Filipino miners offer to help rescue trapped NZ quake victims
MANILA, Philippines — A team of miners in the Philippines is volunteering to help dig out the Filipinos still trapped in a building in Christchurch, New Zealand, that collapsed during the 6.3-magnitude earthquake last Tuesday.
The team from the Philippine Mine Safety and Environment Association (PMSEA) said it is ready to be sent to Christchurch anytime to help save the 10 Filipinos buried in the rubbles of the Canterbury Television (CTV) building.
PMSEA President Louie Sarmiento said he has coordinated with the National Disaster Risk Reduction and Management Council (NDRRMC), and communicated to New Zealand Ambassador to Manila Andrew Matheson its offer to assist in the rescue effort.
“We appeal and hope that our team be sent to New Zealand right away, without any delay,” Sarmiento said.
He pointed out that Filipino miners are experts in calamity and disaster rescue. They had saved many lives during the 1990 earthquake in Baguio City and four trapped individuals from the collapsed Repador Building in Real, Quezon, in 2004 after a series of typhoons and landslides hit the area.
He said the miners also took part in the rescue and recovery efforts during the Leyte landslides in December 2003 and February 2006.
In Christchurch itself, an alliance of overseas Filipino workers (OFWs) has criticized the Philippine government for what it said was its slow response to the plight of Filipinos affected by the earthquake.
“Filipinos affected by the earthquake in New Zealand are in the dark with no available hotline available for distressed Filipinos or for enquiries of relatives and friends. Affected families are not feeling the presence and support of the Philippine government where it is badly needed,” Migrante Aotearoa Spokesperson George Misa said.

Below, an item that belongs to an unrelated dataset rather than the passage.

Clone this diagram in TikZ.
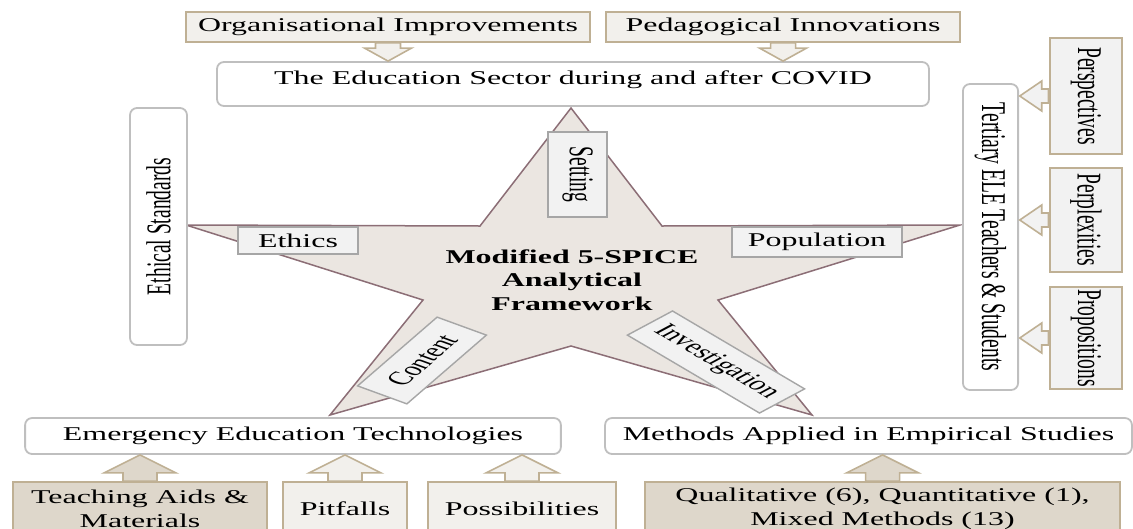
\documentclass[tikz,border=0pt]{standalone}
\usepackage{fontspec}
\setmainfont{Liberation Serif}[FakeStretch=0.92]
\newfontfamily\vertfont{Liberation Serif}
\usetikzlibrary{calc}
\definecolor{tanline}{HTML}{BFB094}
\definecolor{lightfill}{HTML}{F2F0EC}
\definecolor{darkfill}{HTML}{DED7CB}
\definecolor{starfill}{HTML}{EBE6E1}
\definecolor{starline}{HTML}{8C6E76}
\definecolor{tagfill}{HTML}{F2F2F2}
\definecolor{tagline}{HTML}{A6A6A6}
\definecolor{boxline}{HTML}{BFBFBF}
\newcommand{\arrowdown}[3]{\draw[blockarrow,fill=#3] (#1.south |- #2.north) -- ++(23.5,-13) -- ++(-11,0) -- ($(#1.south)+(12.5,0)$) -- ($(#1.south)+(-12.5,0)$) -- ($(#1.south |- #2.north)+(-12.5,-13)$) -- ($(#1.south |- #2.north)+(-23.5,-13)$) -- cycle;}
\newcommand{\arrowup}[3]{\draw[blockarrow,fill=#3] (#1.north |- #2.south) -- ++(36,18) -- ++(-19,0) -- ($(#1.north)+(17,0)$) -- ($(#1.north)+(-17,0)$) -- ($(#1.north |- #2.south)+(-17,18)$) -- ($(#1.north |- #2.south)+(-36,18)$) -- cycle;}
\newcommand{\arrowleft}[3]{\draw[blockarrow,fill=#3] (#2.east |- #1.west) -- ++(22,-15) -- ++(0,8) -- ($(#1.west)+(0,-7)$) -- ($(#1.west)+(0,7)$) -- ($(#2.east |- #1.west)+(22,7)$) -- ($(#2.east |- #1.west)+(22,15)$) -- cycle;}
\newcommand{\vtext}[2]{\rotatebox{#1}{\vertfont #2}}

\begin{document}
\begin{tikzpicture}[x=0.5618pt,y=-1pt,xscale=1.78,
  every node/.style={transform shape,font=\fontsize{19.5}{24}\selectfont,inner sep=0pt},
  roundbox/.style={draw=boxline,line width=1.8pt,fill=white,rounded corners=7pt},
  tanbox/.style={draw=tanline,line width=1.8pt,fill=#1},
  tagbox/.style={draw=tagline,line width=1.4pt,fill=tagfill},
  blockarrow/.style={draw=tanline,line width=1.6pt,line join=miter}]
\useasboundingbox (0,0) rectangle (1133,528);
\draw[fill=starfill,draw=starline,line width=1.5pt] (571,108) -- (662,226) -- (960,225) -- (718,300) -- (812,415) -- (571,346) -- (330,415) -- (423,300) -- (186,225) -- (480,226) -- cycle;

\node[tanbox=lightfill,minimum width=227,minimum height=30] (orgimp) at (388,27) {Organisational Improvements};
\node[tanbox=lightfill,minimum width=199,minimum height=30] (pedinn) at (783,27) {Pedagogical Innovations};
\node[roundbox,minimum width=400,minimum height=44,text depth=12pt] (edusec) at (573,84) {The Education Sector during and after COVID};

\node[roundbox,minimum width=32,minimum height=237] (ethical) at (158.5,226.5) {\vtext{90}{Ethical Standards}};
\node[roundbox,minimum width=31,minimum height=306] (tertiary) at (990.5,237) {\vtext{-90}{Tertiary ELE Teachers \& Students}};
\node[tanbox=tagfill,minimum width=40.4,minimum height=116] (perspect) at (1086,96) {\vtext{-90}{Perspectives}};
\node[tanbox=tagfill,minimum width=40.4,minimum height=104] (perplex) at (1086,220) {\vtext{-90}{Perplexities}};
\node[tanbox=tagfill,minimum width=40.4,minimum height=102] (propos) at (1086,338) {\vtext{-90}{Propositions}};

\node[roundbox,minimum width=301,minimum height=36] (emerg) at (293,436) {Emergency Education Technologies};
\node[roundbox,minimum width=296,minimum height=36] (methods) at (868.5,436) {Methods Applied in Empirical Studies};
\node[tanbox=darkfill,minimum width=142.7,minimum height=54,align=center] (teach) at (140,509) {Teaching Aids \&\\Materials};
\node[tanbox=lightfill,minimum width=69.7,minimum height=54] (pitfalls) at (345,509) {Pitfalls};
\node[tanbox=lightfill,minimum width=106,minimum height=54] (possib) at (522,509) {Possibilities};
\node[tanbox=darkfill,minimum width=267,minimum height=54,align=center] (qualit) at (882.5,509) {Qualitative (6), Quantitative (1),\\Mixed Methods (13)};

\arrowdown{orgimp}{edusec}{lightfill}
\arrowdown{pedinn}{edusec}{lightfill}
\arrowleft{perspect}{tertiary}{tagfill}
\arrowleft{perplex}{tertiary}{tagfill}
\arrowleft{propos}{tertiary}{tagfill}
\arrowup{teach}{emerg}{darkfill}
\arrowup{pitfalls}{emerg}{lightfill}
\arrowup{possib}{emerg}{lightfill}
\arrowup{qualit}{methods}{darkfill}

\node[tagbox,minimum width=33,minimum height=85] (setting) at (577.5,174.5) {\vtext{-90}{Setting}};
\node[tagbox,minimum width=67.4,minimum height=27] (ethics) at (298,240.5) {Ethics};
\node[tagbox,minimum width=95.5,minimum height=30] (population) at (817,242) {Population};
\node[tagbox,minimum width=82,minimum height=33,rotate=57] (content) at (422,360.5) {Content};
\node[tagbox,minimum width=107.6,minimum height=35,rotate=-46.4] (investig) at (716,362) {Investigation};
\node[font=\fontsize{19.5}{23.5}\selectfont\bfseries,align=center] (core) at (572,280) {Modified 5-SPICE\\Analytical\\Framework};
\end{tikzpicture}
\end{document}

“We are dismayed that the embassy is too slow and reactive. We can’t even find information on the situation of Filipinos at the Philippine embassy website,” Misa said.
But according to Department of Foreign Affairs (DFA) Spokesperson Ed Malaya, a team sent by the Philippine embassy in Wellington arrived in Christchurch last Wednesday, or two days after the magnitude 6.3 tremor struck.
The team, led by Charge d’ Affaires (CDA) Giovanni Palec, checked on the condition of the Filipino community and coordinated with local authorities regarding the status of Filipinos who were still missing, Malaya said.
There are 40,000 Filipinos living in New Zealand, with about 3,000 in Christchurch, he said.
The DFA, citing information relayed by the embassy in Wellington, reported on Friday that Filipinas Rita Estrella and Hayley Concepcion, who were reported missing, were safe.
Some 14 Filipinos were reported missing, many of them believed trapped under the rubble of the CTV building.
Fresh aftershocks Saturday sent masonry tumbling among rescuers in the quake zone and a cat sparked false alarms of a possible survivor, as the disaster’s death toll rose to 145.
Grim assessments emerged for the fate of the central business district in devastated Christchurch, with engineers and planners saying it will be unusable for months and that about a third of the buildings must be destroyed and rebuilt.
On the outer edge of the district, Brent Smith watched in tears as workers demolished his 1850s-era house, where he had run a bed and breakfast and where antique jugs and a $6,000 Victorian bed were reduced to shards and firewood. His three daughters hugged him, also weeping.
Prime Minister John Key, who spent some of the afternoon speaking to families that lost loved ones in the disaster, called on all New Zealanders to hold two minutes of silence next Tuesday to remember victims and the ordeal of the survivors.
“This may be New Zealand’s single-most tragic event,” Key said.
Christchurch Mayor Bob Parker assured relatives of the missing – including people from several countries who have converged on the New Zealand city of 350,000 – that every effort was being made to locate any remaining survivors of Tuesday’s quake.
No one was found alive overnight as a multinational team of more than 600 rescuers continued scouring the city’s central business district, although a paramedic reported hearing voices in one destroyed building early Saturday, Police Superintendent Russel Gibson said.
“We mobilized a significant number of people and sent a dog in again – and a cat jumped out,” Gibson said, adding that a rescue team removed “a significant amount of rubble to be 100 percent” certain that no person was trapped inside.
Police have said up to 120 bodies may be entombed in the ruins of the CTV building alone, where dozens of foreign students from an international school were believed trapped.
Still, Gibson said rescuers weren’t completely ruling out good news.
The King’s Education language school released a list of missing people presumed in the building: nine teachers and 51 students – 26 Japanese, 14 Chinese, six Filipinos, three Thais, one South Korean, and one Czech. An additional 20 students were listed with “status unknown.”
Police Superintendent David Cliff said more than 200 people remain missing.